Une « classification des faits affectifs » termine l’ouvrage[3]. Les plaisirs ne peuvent être classés que d’après leurs caractères extrinsèques, c’est-à-dire d’après leurs causes et leurs objets, les simples variations d’intensité ne comportant ni mesure, ni divisions fixes. {{M.|Bouillier}] aurait pu ici exposer plus au long et discuter de plus près la classification de Léon Dumont, qu’il élimine. Elle est en effet un peu artificielle et au moins contestable, mais elle est systématique et fortement élaborée : c’était assez pour qu’elle eût droit à un examen approfondi.
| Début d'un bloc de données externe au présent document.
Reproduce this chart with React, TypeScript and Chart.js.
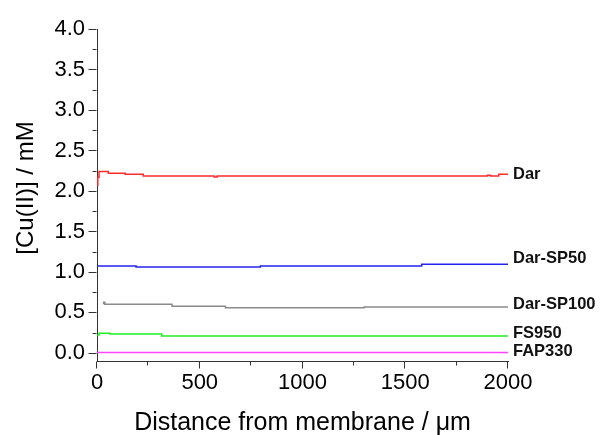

Quoi qu’il en soit, voici celle qu’on propose ou plutôt qu’on maintient à la place. « Les diverses manifestations.de l’activité humaine peuvent se ramener à quatre modes, qui sont : l’activité instinctive, l’activité habituelle, l’activité intellectuelle et l’activité volontaire ; de là des plaisirs et des peines de l’instinct, de l’habitude, de l’intelligence et de la volonté… Quant aux subdivisions, il y aura des plaisirs de chaque instinct, de chaque fonction organique, de chaque habitude, de chaque opération de l’entendement, de chaque manifestation de la liberté et de la personnalité. » — L’auteur n’entreprend pas une énumération, encore moins une analyse de toutes ces émotions : cela irait à l’infini. Nous ne pouvons pas même retracer ici sa rapide esquisse. Une brève et excellente discussion de la théorie qui ramène l’instinct à une habitude héré-

  1. Cet optimisme du psychologue fait un contraste assez curieux avec le pessimisme du moraliste. Voir Morale et Progrès. Paris, Didier, 1875. Ce contraste, d’ailleurs, n’est nullement une contradiction.
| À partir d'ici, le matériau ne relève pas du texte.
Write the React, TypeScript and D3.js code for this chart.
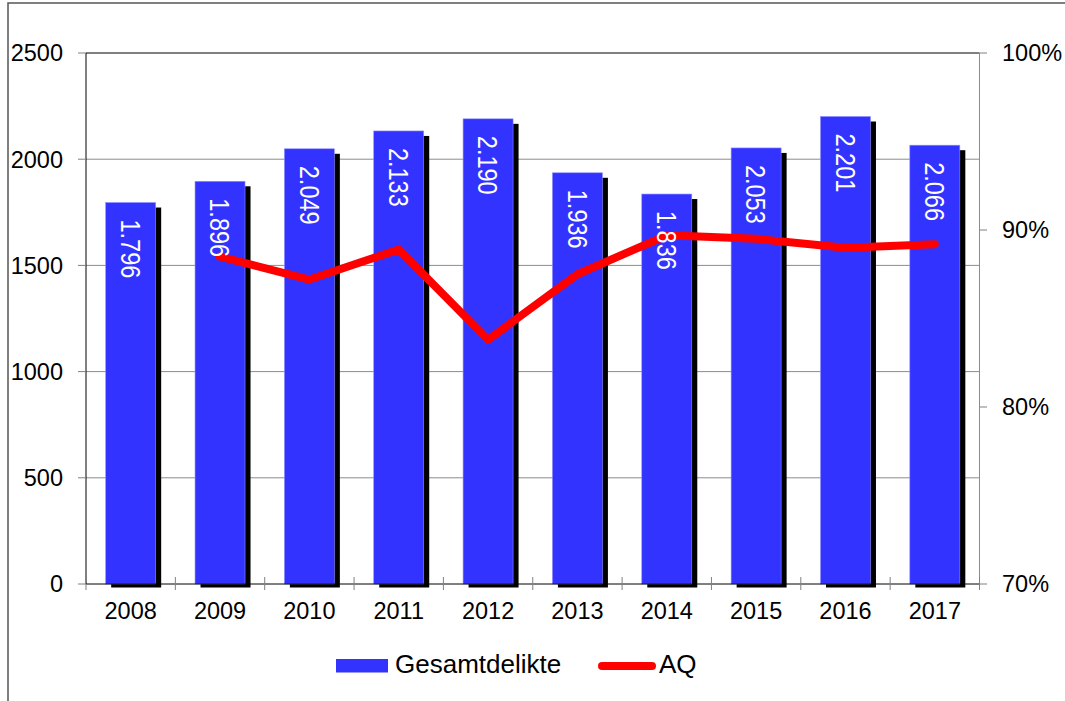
import React from "react";
import * as d3 from "d3";

const years = ["2008", "2009", "2010", "2011", "2012", "2013", "2014", "2015", "2016", "2017"];
const gesamtdelikte = [1796, 1896, 2049, 2133, 2190, 1936, 1836, 2053, 2201, 2066];
const aqYears = ["2009", "2010", "2011", "2012", "2013", "2014", "2015", "2016", "2017"];
const aqValues = [88.5, 87.2, 88.9, 83.8, 87.5, 89.7, 89.5, 89.0, 89.2];
const leftTicks = [0, 500, 1000, 1500, 2000, 2500];
const rightTicks = [70, 80, 90, 100];

const W = 1065;
const H = 701;
const FONT = "'Liberation Sans', Arial, sans-serif";

export default function App() {
  const left = 86;
  const right = 979.5;
  const top = 53;
  const bottom = 584;

  const x = d3.scaleBand<string>().domain(years).range([left, right]).padding(0);
  const y = d3.scaleLinear().domain([0, 2500]).range([bottom, top]);
  const y2 = d3.scaleLinear().domain([70, 100]).range([bottom, top]);
  const bw = 50;
  const fmt = (v: number) => d3.format(",")(v).replace(/,/g, ".");

  const line = d3
    .line<number>()
    .x((_, i) => (x(aqYears[i]) as number) + x.bandwidth() / 2)
    .y((d) => y2(d));

  return (
    <svg
      width={W}
      height={H}
      style={{ position: "absolute", left: 0, top: 0, background: "#fff" }}
      fontFamily={FONT}
    >
      <rect x={0} y={0} width={W} height={H} fill="#fff" />
      <path d={`M8,${H} V3 H${W}`} fill="none" stroke="#555" strokeWidth={1.5} />

      {/* gridlines */}
      {leftTicks.slice(1, -1).map((t) => (
        <line key={t} x1={left} x2={right} y1={y(t)} y2={y(t)} stroke="#8c8c8c" strokeWidth={1} />
      ))}
      <line x1={left} x2={right} y1={top} y2={top} stroke="#000" strokeWidth={1} />

      {/* shadows */}
      {gesamtdelikte.map((v, i) => {
        const cx = (x(years[i]) as number) + x.bandwidth() / 2;
        return (
          <rect
            key={"s" + i}
            x={cx - bw / 2 + 5.5}
            y={y(v) + 5}
            width={bw}
            height={bottom + 3.5 - (y(v) + 5)}
            fill="#000"
          />
        );
      })}
      {/* bars */}
      {gesamtdelikte.map((v, i) => {
        const cx = (x(years[i]) as number) + x.bandwidth() / 2;
        return (
          <rect
            key={"b" + i}
            x={cx - bw / 2}
            y={y(v)}
            width={bw}
            height={bottom - y(v)}
            fill="#3333ff"
            stroke="#8f8fff"
            strokeWidth={0.6}
          />
        );
      })}

      {/* AQ line */}
      <path
        d={line(aqValues) || ""}
        fill="none"
        stroke="#ff0000"
        strokeWidth={8}
        strokeLinecap="round"
        strokeLinejoin="round"
      />

      {/* bar labels */}
      {gesamtdelikte.map((v, i) => {
        const cx = (x(years[i]) as number) + x.bandwidth() / 2;
        const ty = y(v) + 17;
        return (
          <text
            key={"l" + i}
            transform={`translate(${cx},${ty}) rotate(90) scale(1,1.15)`}
            fill="#fff"
            fontSize={23.5}
            dy="0.36em"
            textAnchor="start"
          >
            {fmt(v)}
          </text>
        );
      })}

      {/* axes */}
      <line x1={left} x2={left} y1={top} y2={bottom} stroke="#000" strokeWidth={1} />
      <line x1={right} x2={right} y1={top} y2={bottom} stroke="#8c8c8c" strokeWidth={1} />
      <line x1={left} x2={right} y1={bottom} y2={bottom} stroke="#000" strokeWidth={1} />

      {leftTicks.map((t) => (
        <g key={"lt" + t}>
          <line x1={78} x2={left} y1={y(t)} y2={y(t)} stroke="#808080" strokeWidth={1} />
          <text x={63} y={y(t)} dy="0.36em" textAnchor="end" fontSize={23.5} fill="#000">
            {t}
          </text>
        </g>
      ))}
      {rightTicks.map((t) => (
        <g key={"rt" + t}>
          <line x1={right} x2={987} y1={y2(t)} y2={y2(t)} stroke="#808080" strokeWidth={1} />
          <text x={1002} y={y2(t)} dy="0.36em" textAnchor="start" fontSize={23.5} fill="#000">
            {t}%
          </text>
        </g>
      ))}
      {years.map((yr, i) => {
        const x0 = x(yr) as number;
        return (
          <g key={"xt" + yr}>
            <line x1={x0} x2={x0} y1={i === 0 ? bottom : 577} y2={590} stroke="#808080" strokeWidth={1} />
            <text x={x0 + x.bandwidth() / 2} y={619} textAnchor="middle" fontSize={23.5} fill="#000">
              {yr}
            </text>
          </g>
        );
      })}
      <line x1={right} x2={right} y1={577} y2={590} stroke="#808080" strokeWidth={1} />

      {/* legend */}
      <rect x={336} y={659} width={52} height={13.5} fill="#3333ff" />
      <text x={395} y={673} fontSize={26} fill="#000">
        Gesamtdelikte
      </text>
      <line x1={602} x2={652} y1={666} y2={666} stroke="#ff0000" strokeWidth={8} strokeLinecap="round" />
      <text x={659} y={673} fontSize={26} fill="#000">
        AQ
      </text>
    </svg>
  );
}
  2. Chap. XIV. Ce chapitre ne se trouve que dans l’édition nouvelle. Il contient une intéressante digression sur le respect dû à la sensibilité de l’animal et une protestation contre l’abus des vivisections.
  3. Elle est précédée d’une dissertation sur le rang qui revient à la sensibilité dans l’étude des facultés. Le premier rang lui appartient sans contredit, et l’auteur reconnaît, avec autant de raison que de bonne grâce, qu’il l’avait à tort, dans sa première édition, subordonnée à l’intelligence.